A similar mechanism exists in NATO in relation to Turkey and Greece which have different positions on the name of Macedonia. In all official documents of the North Atlantic Alliance concerning relations with this former Yugoslav republic, there is a reference to the fact that Turkey recognizes it under the "constitutional name" (that is, the "Republic of Macedonia").

The introduction of such a mechanism will be all the more justified, since the five EU member states (Greece, Spain, Cyprus, Romania and Slovakia) still do not recognize Kosovo's independence unilaterally proclaimed in 2008 by Pristina.

The European Union's possible acceleration of the negotiation process with Belgrade (as well as with other states in the region) requires a more active policy in the Balkan direction as well as from Russia. Serbian President Aleksandar Vučić repeatedly - including in his talks with EU representatives - stressed that he had never heard from President Vladimir Putin objections to Serbia's desire to join the EU, he also promised that Serbia would not join the anti-Russian European Union sanctions. [rg.ru]

However, in order to maintain the current parameters of Russian-Serbian cooperation, and even more so for the purpose of building it up, it makes sense to consider the additional conditions and opportunities offered to Serbia.
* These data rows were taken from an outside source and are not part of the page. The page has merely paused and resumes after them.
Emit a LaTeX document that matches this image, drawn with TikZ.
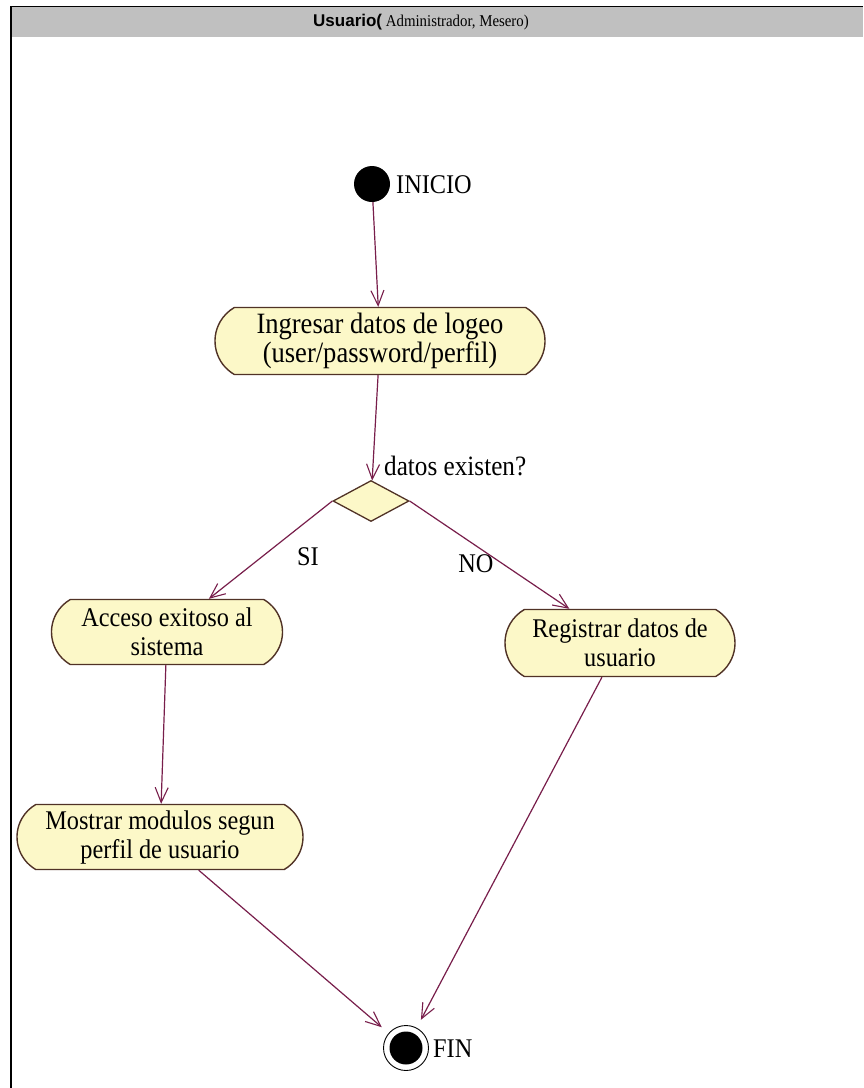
\documentclass[tikz,border=0pt]{standalone}
\usepackage{fontspec}
\setmainfont{Liberation Serif}[FakeStretch=0.9]
\newfontfamily\headsans{Liberation Sans}
\usetikzlibrary{shapes.misc,shapes.geometric,arrows.meta}
\definecolor{actfill}{RGB}{252,248,200}
\definecolor{actedge}{RGB}{80,50,38}
\definecolor{flow}{RGB}{120,30,75}
\definecolor{headgray}{RGB}{192,192,192}
\begin{document}
\begin{tikzpicture}[x=1pt,y=-1pt,
  activity/.style={rounded rectangle, rounded rectangle arc length=120,
    draw=actedge, line width=1.4pt, fill=actfill, inner sep=0pt,
    align=center, font=\fontsize{27}{29}\selectfont},
  decision/.style={diamond, draw=actedge, line width=1.3pt, fill=actfill,
    inner sep=0pt, minimum width=76pt, minimum height=41pt},
  flowline/.style={draw=flow, line width=1.2pt,
    -{Straight Barb[length=15pt,width=13pt,line width=1.1pt]}},
  lbl/.style={font=\fontsize{27}{29}\selectfont, inner sep=0pt}]
\useasboundingbox (0,0) rectangle (863,1088);
\fill[white] (0,0) rectangle (863,1088);

% swimlane header and frame
\fill[headgray] (10,7) rectangle (863,37);
\draw[line width=1.5pt] (10,6.5) -- (863,6.5);
\draw[line width=2pt] (10.5,6) -- (10.5,1088);
\node[inner sep=0pt] (head) at (421,22)
  {{\headsans\bfseries\fontsize{17}{19}\selectfont Usuario(}%
   {\fontsize{16.5}{18}\selectfont\ Administrador, Mesero)}};

% start and end states
\node[circle, fill=black, minimum size=36pt, inner sep=0pt] (start) at (372,184) {};
\node[lbl, anchor=west] (startlbl) at (396,185) {INICIO};

\node[circle, draw=black, line width=0.9pt, fill=white, minimum size=45pt, inner sep=0pt] (fin) at (406,1048) {};
\node[circle, fill=black, minimum size=33pt, inner sep=0pt] (fincore) at (fin) {};
\node[lbl, anchor=west] (finlbl) at (433,1049) {FIN};

% activities
\node[activity, minimum width=330pt, minimum height=67pt] (login) at (380,341)
  {\fontsize{29.5}{30}\selectfont Ingresar datos de logeo\\\fontsize{29.5}{30}\selectfont (user/password/perfil)};
\node[decision] (dec) at (371,501) {};
\node[lbl, anchor=west, font=\fontsize{28}{30}\selectfont] (declbl) at (384,466) {datos existen?};

\node[activity, minimum width=231pt, minimum height=65pt] (acc) at (167,632)
  {Acceso exitoso al\\sistema};
\node[activity, minimum width=230pt, minimum height=67pt] (reg) at (620,643)
  {Registrar datos de\\usuario};
\node[activity, minimum width=286pt, minimum height=65pt] (most) at (160,837)
  {Mostrar modulos segun\\perfil de usuario};

% guard labels
\node[lbl] (si) at (308,557) {SI};
\node[lbl] (no) at (476,564) {NO};

% control flows
\draw[flowline] (start) -- (login);
\draw[flowline] (login) -- (dec);
\draw[flowline] (dec.west) -- (acc);
\draw[flowline] (dec.east) -- (reg);
\draw[flowline] (acc) -- (most);
\draw[flowline, shorten >=9pt] (most) -- (fin);
\draw[flowline, shorten >=9pt] (reg) -- (fin);
\end{tikzpicture}
\end{document}
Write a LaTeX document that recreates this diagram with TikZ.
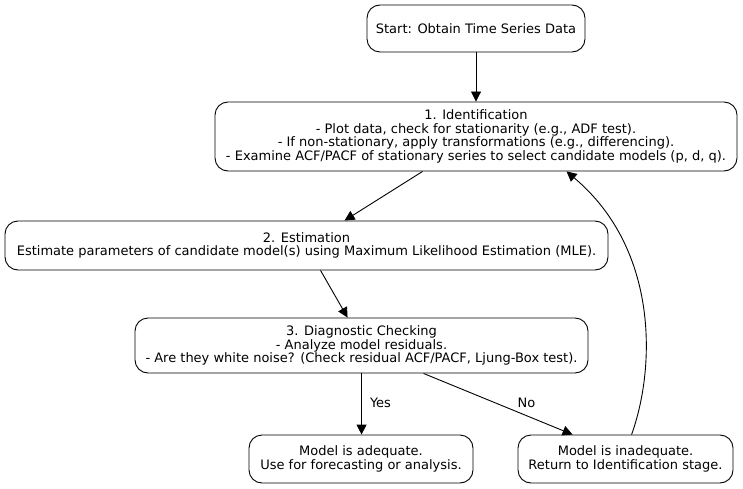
\documentclass[tikz,border=0pt]{standalone}
\usepackage{fontspec}
\setmainfont{DejaVu Sans}
\usetikzlibrary{arrows.meta}
\begin{document}
\begin{tikzpicture}[x=1pt,y=-1pt,
  box/.style={draw,line width=0.9pt,rounded corners=13pt,inner sep=0pt,align=center,
    font=\fontsize{13}{13.7}\selectfont},
  conn/.style={line width=0.9pt,-{Triangle[length=10pt,width=10pt]}},
  lbl/.style={font=\fontsize{13}{13.7}\selectfont,inner sep=0pt}]
\useasboundingbox (0,0) rectangle (743,489);
\node[box,minimum width=218pt,minimum height=47pt] (start) at (476,28.5) {Start: Obtain Time Series Data};
\node[box,minimum width=522pt,minimum height=69pt] (ident) at (476,136.5) {1. Identification\\- Plot data, check for stationarity (e.g., ADF test).\\- If non-stationary, apply transformations (e.g., differencing).\\- Examine ACF/PACF of stationary series to select candidate models (p, d, q).};
\node[box,minimum width=603pt,minimum height=49pt] (est) at (306.5,245.5) {2. Estimation\\Estimate parameters of candidate model(s) using Maximum Likelihood Estimation (MLE).};
\node[box,minimum width=453pt,minimum height=55pt] (diag) at (361.5,345.5) {3. Diagnostic Checking\\- Analyze model residuals.\\- Are they white noise? (Check residual ACF/PACF, Ljung-Box test).};
\node[box,minimum width=224pt,minimum height=48pt] (ade) at (361,459) {Model is adequate.\\Use for forecasting or analysis.};
\node[box,minimum width=215pt,minimum height=48pt] (inade) at (625.5,459) {Model is inadequate.\\Return to Identification stage.};
\draw[conn] (start.south) -- (ident.north);
\draw[conn] ([xshift=208pt]ident.south west) -- ([xshift=340pt]est.north west);
\draw[conn] ([xshift=316pt]est.south west) -- ([xshift=213pt]diag.north west);
\draw[conn] ([xshift=227pt]diag.south west) -- node[lbl,pos=0.5,anchor=west,xshift=8pt,yshift=1pt] {Yes} ([xshift=113pt]ade.north west);
\draw[conn] ([xshift=289pt]diag.south west) -- node[lbl,pos=0.5,xshift=28.5pt,yshift=1pt] {No} ([xshift=55pt]inade.north west);
\draw[conn] ([xshift=114pt]inade.north west) .. controls (655,370) and (660,250) .. ([xshift=352pt]ident.south west);
\end{tikzpicture}
\end{document}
Among such preferences there could be the priority connection to the export-transit infrastructure of the Turkish Stream gas pipeline, the easing of the bilateral trade regime, the more active involvement of the Serbian side in integration mechanisms in the Eurasian space (the EAEU, the SCO, the CSTO, the Silk Road), the building up military-technical cooperation (in a strictly defensive dimension), intensification of ties in the humanitarian field.

Similar steps can be taken towards other states in the Balkan region as well.